Little General Store Preps for Natural Disasters
BECKLEY, W. Va. -- As CSNews Online reported on Wednesday, 3,527 monthly weather records for heat, rain and snow were broken in 2012. The extreme weather conditions -- from wind storms to snowfall to Superstorm Sandy -- brought many businesses to a standstill and convenience stores were no different.
However, Little General Store Inc. is now taking steps to make sure its stores are prepared for whatever Mother Nature brings. Greg Darby, president of the Beckley, W. Va.-based c-store and gas station chain, told the Daily Mail the company is installing generators so at least one Little General can remain open and serve as a hub in each region the company serves.
"We're in the service industry," Darby said. "I think it's important we're doing that for the consumers. By doing that, we're protecting the customers."

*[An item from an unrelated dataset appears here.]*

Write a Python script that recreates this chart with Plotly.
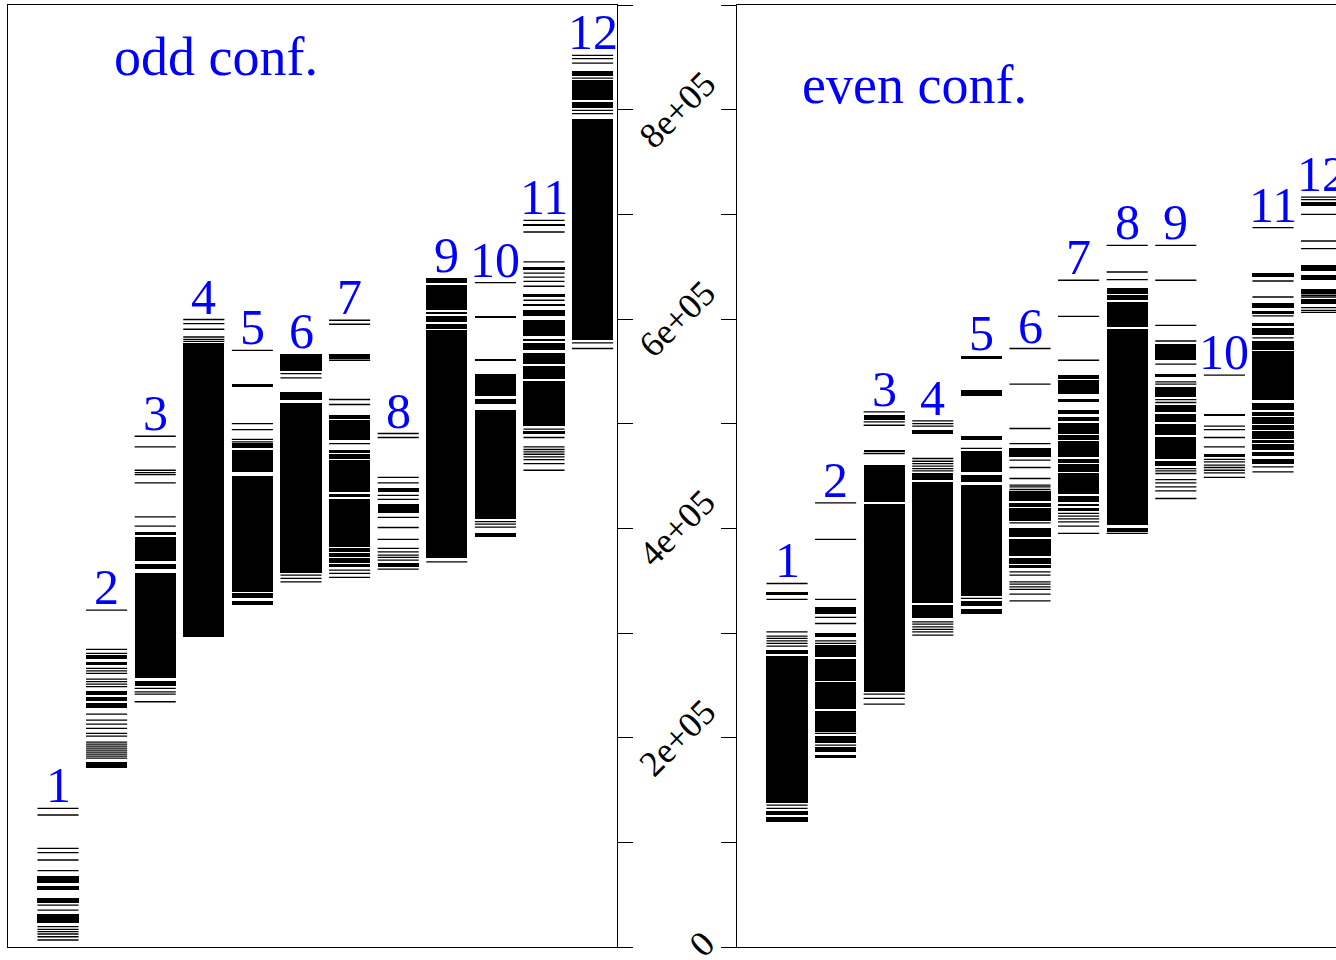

In late June, a derecho -- a cluster of thunderstorms that produce widespread wind damage -- left 78 Little General convenience stores without electricity. Four months later to the day, Superstorm Sandy left 47 stores without power, according to the newspaper.
"As we build new stores, we're putting generators in them," Darby said. "We're also putting some on trailers, to move around."
A generator that is large enough to power a modern-day convenience store and gas station costs $50,000 to $60,000, he added, and it can't guarantee that the store will repain open.
"If we can't keep fuel coming to a store, that's a problem," Darby said. "After Sandy, the fuel terminals were out of power and some roads were too bad for trucks to get to our stores."
Weather-related issues are just one hurdle Little General faces as it grows its presence in West Virginia, Ohio and Virginia. The bulk of its 110 convenience stores are in its home state and the retailer opened its first Ohio location in September.
Darby told the news outlet the company's goal is to rebuild one store every year as Little General sites face increased competition from other c-store chains with bigger stores and more gas pumps. Convenience stores have outgrown their typical 2,000-square-foot, four gas pump footprint to reach 6,000 square feet with a restaurant and 10 gas pumps, he said.
"If it's a good location that could be better, you try to expand it or put a restaurant in with it," Darby explained. "I think the life of a store is about 20 years. Then it needs to be redone."
In addition to rebuilds, Little General is growing its portfolio with new stores. A new location in Quincy, W. Va., is slated to open in April and a new convenience store is under construction in Fairmont, W. Va. Darby also said the retailer would like to expand in southwestern Virginia -- where it always has a presence -- and enter the Kentucky market.